Yapılan açıklamalar çerçevesinde, uzman kişilerden oluşan bilirkişi heyetinden oluşa uygun, çelişkiyi gideren kusur raporu alınarak hasıl olacak sonuca göre bir karar verilmesi gerekirken eksik inceleme ve yanılgılı değerlendirme ile yazılı şekilde karar verilmiş olması, usûl ve yasaya aykırı olup, bozma nedenidir.
Mahkemece, bu maddi ve hukuki olgular göz ardı edilerek eksik araştırma ve inceleme sonucu yanılgılı değerlendirme ile yazılı şekilde hüküm kurulması, usul ve yasaya aykırı olup, bozma nedenidir.
O hâlde, davacı Kurum ve davalı vekillerinin bu yönleri amaçlayan temyiz itirazları kabul edilmeli ve ... Bölge Adliye Mahkemesi 10. Hukuk Dairesinin istinaf başvurusunun esastan reddine ilişkin kararının kaldırılarak İlk Derece Mahkemesince verilen hüküm bozulmalıdır.

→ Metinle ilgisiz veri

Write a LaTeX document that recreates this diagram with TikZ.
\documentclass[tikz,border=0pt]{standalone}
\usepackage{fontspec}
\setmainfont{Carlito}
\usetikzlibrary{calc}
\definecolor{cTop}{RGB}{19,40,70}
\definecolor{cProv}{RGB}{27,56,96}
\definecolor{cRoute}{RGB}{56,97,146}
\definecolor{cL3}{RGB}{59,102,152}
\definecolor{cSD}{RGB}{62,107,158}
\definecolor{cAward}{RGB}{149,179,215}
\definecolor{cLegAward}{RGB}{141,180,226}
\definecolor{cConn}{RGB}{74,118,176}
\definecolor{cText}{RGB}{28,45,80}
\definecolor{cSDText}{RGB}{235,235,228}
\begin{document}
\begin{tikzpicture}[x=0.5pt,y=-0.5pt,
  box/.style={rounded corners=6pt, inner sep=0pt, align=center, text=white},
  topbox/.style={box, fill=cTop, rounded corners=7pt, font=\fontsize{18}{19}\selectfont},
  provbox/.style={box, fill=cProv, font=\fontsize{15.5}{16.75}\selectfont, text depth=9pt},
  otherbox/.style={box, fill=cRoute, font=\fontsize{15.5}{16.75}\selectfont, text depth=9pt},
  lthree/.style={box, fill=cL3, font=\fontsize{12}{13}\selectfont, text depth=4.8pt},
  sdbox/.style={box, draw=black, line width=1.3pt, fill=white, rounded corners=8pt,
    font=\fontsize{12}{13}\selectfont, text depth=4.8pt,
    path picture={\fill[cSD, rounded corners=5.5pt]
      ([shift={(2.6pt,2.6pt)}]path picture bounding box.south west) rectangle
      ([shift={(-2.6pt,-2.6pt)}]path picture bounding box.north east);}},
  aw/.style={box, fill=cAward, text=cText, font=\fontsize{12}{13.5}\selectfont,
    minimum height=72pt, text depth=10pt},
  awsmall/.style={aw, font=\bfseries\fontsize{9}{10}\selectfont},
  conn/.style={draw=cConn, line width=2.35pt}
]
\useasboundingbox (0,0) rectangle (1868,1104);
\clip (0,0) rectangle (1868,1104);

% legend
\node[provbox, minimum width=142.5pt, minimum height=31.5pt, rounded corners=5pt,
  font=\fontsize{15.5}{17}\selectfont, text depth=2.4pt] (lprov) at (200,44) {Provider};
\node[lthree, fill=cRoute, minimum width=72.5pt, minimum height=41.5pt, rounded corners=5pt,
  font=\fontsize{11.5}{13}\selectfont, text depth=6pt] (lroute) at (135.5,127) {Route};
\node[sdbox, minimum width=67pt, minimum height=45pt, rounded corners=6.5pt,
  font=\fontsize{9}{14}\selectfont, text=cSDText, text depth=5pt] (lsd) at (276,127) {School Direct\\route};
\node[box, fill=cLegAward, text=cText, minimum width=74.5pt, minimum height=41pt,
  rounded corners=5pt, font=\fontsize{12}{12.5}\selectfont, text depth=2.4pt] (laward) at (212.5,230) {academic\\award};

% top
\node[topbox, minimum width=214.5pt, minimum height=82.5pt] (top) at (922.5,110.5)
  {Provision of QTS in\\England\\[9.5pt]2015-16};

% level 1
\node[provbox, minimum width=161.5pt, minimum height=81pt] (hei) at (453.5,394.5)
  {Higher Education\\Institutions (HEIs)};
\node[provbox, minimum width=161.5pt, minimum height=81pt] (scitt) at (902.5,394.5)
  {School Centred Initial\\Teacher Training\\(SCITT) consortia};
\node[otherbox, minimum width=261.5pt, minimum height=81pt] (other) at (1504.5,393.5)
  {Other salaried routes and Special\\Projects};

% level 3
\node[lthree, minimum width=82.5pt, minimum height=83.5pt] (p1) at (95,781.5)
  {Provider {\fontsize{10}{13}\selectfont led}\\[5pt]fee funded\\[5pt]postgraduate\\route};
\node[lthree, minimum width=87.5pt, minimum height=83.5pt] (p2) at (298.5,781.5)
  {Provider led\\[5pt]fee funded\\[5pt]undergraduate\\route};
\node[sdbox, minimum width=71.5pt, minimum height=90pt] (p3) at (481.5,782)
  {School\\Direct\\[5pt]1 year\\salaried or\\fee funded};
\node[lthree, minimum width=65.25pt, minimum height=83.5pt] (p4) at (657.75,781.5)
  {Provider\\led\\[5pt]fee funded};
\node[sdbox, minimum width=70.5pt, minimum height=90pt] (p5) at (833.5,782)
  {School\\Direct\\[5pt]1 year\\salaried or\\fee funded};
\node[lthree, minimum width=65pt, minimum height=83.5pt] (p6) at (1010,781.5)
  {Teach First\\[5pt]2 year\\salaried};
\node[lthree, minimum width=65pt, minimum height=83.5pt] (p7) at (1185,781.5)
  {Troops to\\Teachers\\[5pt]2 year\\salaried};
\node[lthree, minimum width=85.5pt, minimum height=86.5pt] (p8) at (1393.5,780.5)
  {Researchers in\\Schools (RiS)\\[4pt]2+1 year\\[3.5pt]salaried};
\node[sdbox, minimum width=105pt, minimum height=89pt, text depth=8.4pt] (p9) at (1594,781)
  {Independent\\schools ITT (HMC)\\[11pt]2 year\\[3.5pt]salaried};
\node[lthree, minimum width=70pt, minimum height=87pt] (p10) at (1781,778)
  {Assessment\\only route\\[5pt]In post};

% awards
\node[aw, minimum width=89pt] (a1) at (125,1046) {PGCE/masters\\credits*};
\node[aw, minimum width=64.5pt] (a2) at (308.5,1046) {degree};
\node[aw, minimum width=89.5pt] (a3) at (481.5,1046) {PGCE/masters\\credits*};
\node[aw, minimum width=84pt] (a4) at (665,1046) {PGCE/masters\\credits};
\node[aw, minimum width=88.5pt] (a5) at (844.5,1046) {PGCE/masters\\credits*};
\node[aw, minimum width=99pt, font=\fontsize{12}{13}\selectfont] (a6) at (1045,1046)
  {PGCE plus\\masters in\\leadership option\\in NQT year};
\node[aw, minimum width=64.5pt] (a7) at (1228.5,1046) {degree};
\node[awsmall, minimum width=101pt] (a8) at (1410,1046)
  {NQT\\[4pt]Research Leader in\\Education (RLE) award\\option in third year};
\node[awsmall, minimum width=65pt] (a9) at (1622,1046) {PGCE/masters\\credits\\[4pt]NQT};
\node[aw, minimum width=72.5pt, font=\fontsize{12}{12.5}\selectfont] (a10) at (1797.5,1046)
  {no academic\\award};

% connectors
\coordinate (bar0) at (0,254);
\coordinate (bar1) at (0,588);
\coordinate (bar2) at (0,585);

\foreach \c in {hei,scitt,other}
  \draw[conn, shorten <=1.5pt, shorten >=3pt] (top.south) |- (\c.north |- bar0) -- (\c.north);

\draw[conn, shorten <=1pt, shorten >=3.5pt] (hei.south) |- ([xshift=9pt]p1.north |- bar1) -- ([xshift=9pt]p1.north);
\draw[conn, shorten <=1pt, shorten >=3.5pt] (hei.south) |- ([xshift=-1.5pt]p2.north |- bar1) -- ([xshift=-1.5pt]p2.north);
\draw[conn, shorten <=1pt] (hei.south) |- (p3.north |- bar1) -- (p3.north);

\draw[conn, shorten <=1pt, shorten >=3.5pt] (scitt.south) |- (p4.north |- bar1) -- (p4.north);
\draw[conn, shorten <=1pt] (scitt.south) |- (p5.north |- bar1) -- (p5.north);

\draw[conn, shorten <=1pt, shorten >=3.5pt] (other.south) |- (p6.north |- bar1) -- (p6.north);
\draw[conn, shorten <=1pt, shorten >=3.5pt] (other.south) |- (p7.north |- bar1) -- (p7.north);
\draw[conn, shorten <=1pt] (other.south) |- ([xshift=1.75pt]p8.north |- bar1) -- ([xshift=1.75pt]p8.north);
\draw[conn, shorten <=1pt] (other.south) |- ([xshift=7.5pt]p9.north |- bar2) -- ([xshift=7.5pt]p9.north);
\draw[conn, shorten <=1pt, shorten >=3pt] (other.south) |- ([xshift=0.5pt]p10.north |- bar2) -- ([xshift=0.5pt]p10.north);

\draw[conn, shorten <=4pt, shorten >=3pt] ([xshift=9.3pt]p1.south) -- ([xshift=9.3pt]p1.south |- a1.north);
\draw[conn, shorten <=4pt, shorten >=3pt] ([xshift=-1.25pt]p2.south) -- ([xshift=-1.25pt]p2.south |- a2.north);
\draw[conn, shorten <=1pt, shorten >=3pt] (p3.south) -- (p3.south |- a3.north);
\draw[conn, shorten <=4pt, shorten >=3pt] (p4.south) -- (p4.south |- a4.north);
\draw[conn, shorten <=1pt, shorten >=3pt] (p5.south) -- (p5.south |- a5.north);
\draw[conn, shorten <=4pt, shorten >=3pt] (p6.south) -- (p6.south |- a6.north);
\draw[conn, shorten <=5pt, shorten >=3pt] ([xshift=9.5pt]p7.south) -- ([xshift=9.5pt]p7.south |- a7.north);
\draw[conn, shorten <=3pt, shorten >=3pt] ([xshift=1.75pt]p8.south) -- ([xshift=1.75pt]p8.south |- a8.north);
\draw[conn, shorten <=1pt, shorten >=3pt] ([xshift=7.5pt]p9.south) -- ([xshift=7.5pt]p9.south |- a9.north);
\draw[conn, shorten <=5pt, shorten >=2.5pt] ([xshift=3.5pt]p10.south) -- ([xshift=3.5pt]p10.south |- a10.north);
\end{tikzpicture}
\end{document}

SONUÇ: ... Bölge Adliye Mahkemesi 10. Hukuk Dairesi kararının HMK’nın 373/1 maddesi gereği kaldırılarak temyiz edilen ilk derece mahkemesi hükmünün yukarıda açıklanan nedenlerle BOZULMASINA, temyiz harcının istek halinde ilgiliye iadesine, dosyanın kararı veren İlk Derece Mahkemesine, kararın bir örneğinin Bölge Adliye Mahkemesine gönderilmesine, 30.05.2022 gününde oybirliğiyle karar verildi.